Loggia à Rome : le toit à l'ombre
Historical Context
The loggia study belongs to a group of architectural plein air sketches Valenciennes made in Rome, focusing on the way sunlight and shadow transform built surfaces throughout the day. A loggia — an open gallery or arcade — offered an ideal subject because its alternating columns and open bays create strong patterns of light and shade that change rapidly as the sun moves. The subtitle 'le toit à l'ombre' (the roof in shadow) specifies the particular tonal condition Valenciennes chose to record, consistent with his documented practice of titling his studies by their atmospheric state rather than by the architectural name alone. This habit transformed architectural observation into meteorological and tonal study. The cardboard support allowed him to work quickly in situ, capturing the precise quality of midday Roman shadow before the light shifted. The study belongs to the Louvre's group of his Roman sketches, acquired as a set illustrating the full range of his outdoor practice.
Technical Analysis
The cool shadow of the roof is rendered with a bluish-grey wash over the cardboard tone, contrasting with warm light on adjacent sunlit walls.

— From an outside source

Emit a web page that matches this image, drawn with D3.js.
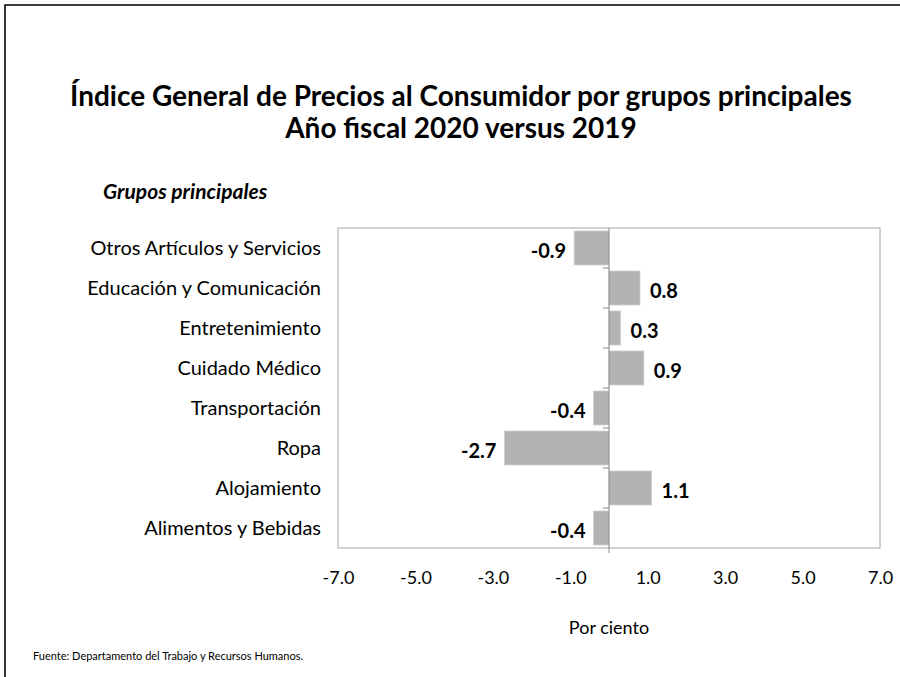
<!DOCTYPE html>
<html><head><meta charset="utf-8">
<script src="https://cdn.jsdelivr.net/npm/d3@7"></script>
<style>body{margin:0;background:#fff}svg{display:block}</style>
</head><body>
<script>
const categories = ["Otros Artículos y Servicios","Educación y Comunicación","Entretenimiento","Cuidado Médico","Transportación","Ropa","Alojamiento","Alimentos y Bebidas"];
const values = [-0.9, 0.8, 0.3, 0.9, -0.4, -2.7, 1.1, -0.4];
const tickValues = [-7, -5, -3, -1, 1, 3, 5, 7];
const titleLines = ["Índice General de Precios al Consumidor por grupos principales","Año fiscal 2020 versus 2019"];
const font = "Lato, 'Open Sans', sans-serif";

(function(){
const W = 900, H = 677;
const svg = d3.select("body").append("svg").attr("width", W).attr("height", H);
// outer frame
svg.append("path").attr("d", `M5,${H+5} L5,5 L${W+5},5`).attr("fill","none").attr("stroke","#000").attr("stroke-width",1.6);

const pL = 338, pR = 880, pT = 228, pB = 548;
const x = d3.scaleLinear().domain([-7, 7]).range([pL, pR]);
const y = d3.scaleBand().domain(categories).range([pT, pB]).paddingInner(0.15).paddingOuter(0.075);
const fmt = d => d3.format(".1f")(d).replace("\u2212", "-");

// title
svg.append("text").attr("font-family", font).attr("font-weight", "bold").attr("font-size", 28).attr("fill","#000")
  .attr("text-anchor","middle")
  .selectAll("tspan").data(titleLines).join("tspan")
  .attr("x", 461).attr("y", (d,i) => 106 + i*32).text(d => d);

svg.append("text").attr("x", 103).attr("y", 199).attr("font-family", font).attr("font-size", 21)
  .attr("font-weight","bold").attr("font-style","italic").text("Grupos principales");

// plot box
svg.append("rect").attr("x", pL).attr("y", pT).attr("width", pR-pL).attr("height", pB-pT)
  .attr("fill","none").attr("stroke","#a6a6a6").attr("stroke-width",1);

// bars
svg.append("g").selectAll("rect").data(values).join("rect")
  .attr("x", d => x(Math.min(0,d)))
  .attr("width", d => Math.abs(x(d)-x(0)))
  .attr("y", (d,i) => y(categories[i]))
  .attr("height", y.bandwidth())
  .attr("fill","#b2b2b2").attr("stroke","#d0d0d0").attr("stroke-width",0.8);

// zero axis with category boundary ticks
const bounds = d3.range(categories.length+1).map(i => pT + i*(pB-pT)/categories.length);
svg.append("line").attr("x1", x(0)).attr("x2", x(0)).attr("y1", pT).attr("y2", pB+5).attr("stroke","#868686").attr("stroke-width",1);
svg.append("g").selectAll("line").data(bounds.slice(1,-1)).join("line")
  .attr("x1", x(0)-6).attr("x2", x(0)).attr("y1", d=>d).attr("y2", d=>d).attr("stroke","#868686").attr("stroke-width",1);

// category labels
svg.append("g").selectAll("text").data(categories).join("text")
  .attr("x", 321).attr("y", d => y(d)+y.bandwidth()/2).attr("dy","0.35em")
  .attr("text-anchor","end").attr("font-family", font).attr("font-size", 20).attr("fill","#000").text(d => d);

// value labels
svg.append("g").selectAll("text").data(values).join("text")
  .attr("x", d => d < 0 ? x(d) - 8 : x(d) + 10)
  .attr("y", (d,i) => y(categories[i]) + y.bandwidth()/2 + 3).attr("dy","0.35em")
  .attr("text-anchor", d => d < 0 ? "end" : "start")
  .attr("font-family", font).attr("font-weight","bold").attr("font-size", 20).attr("fill","#000")
  .text(d => fmt(d));

// x tick labels
const xAxis = d3.axisBottom(x).tickValues(tickValues).tickSize(0).tickPadding(0).tickFormat(fmt);
const gx = svg.append("g").attr("transform", `translate(0,${pB+30})`).call(xAxis);
gx.select(".domain").remove();
gx.selectAll("text").attr("font-family", font).attr("font-size", 18).attr("fill","#000").attr("dy","0.35em");

svg.append("text").attr("x", 609).attr("y", 634).attr("text-anchor","middle").attr("font-family", font).attr("font-size", 18).text("Por ciento");
svg.append("text").attr("x", 33).attr("y", 660).attr("font-family", font).attr("font-size", 11).text("Fuente: Departamento del Trabajo y Recursos Humanos.");
})();
</script>
</body></html>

Valenciennes used minimal paint in shaded areas to preserve transparency, while sunlit surfaces receive denser, more opaque application with pale yellows and warm whites.
Look Closer
- ◆The contrast between cool shadow and warm sunlit masonry is the painting's primary subject, not the architecture itself.
- ◆Column shafts in the loggia are described with vertical strokes that taper toward the base, implying cylindrical recession.
- ◆A thin wash defines the shaded ceiling, leaving the cardboard visible to maintain luminosity in the darkest zone.
- ◆The ground plane in sunlight receives the warmest, most opaque paint, anchoring the temperature contrast spatially.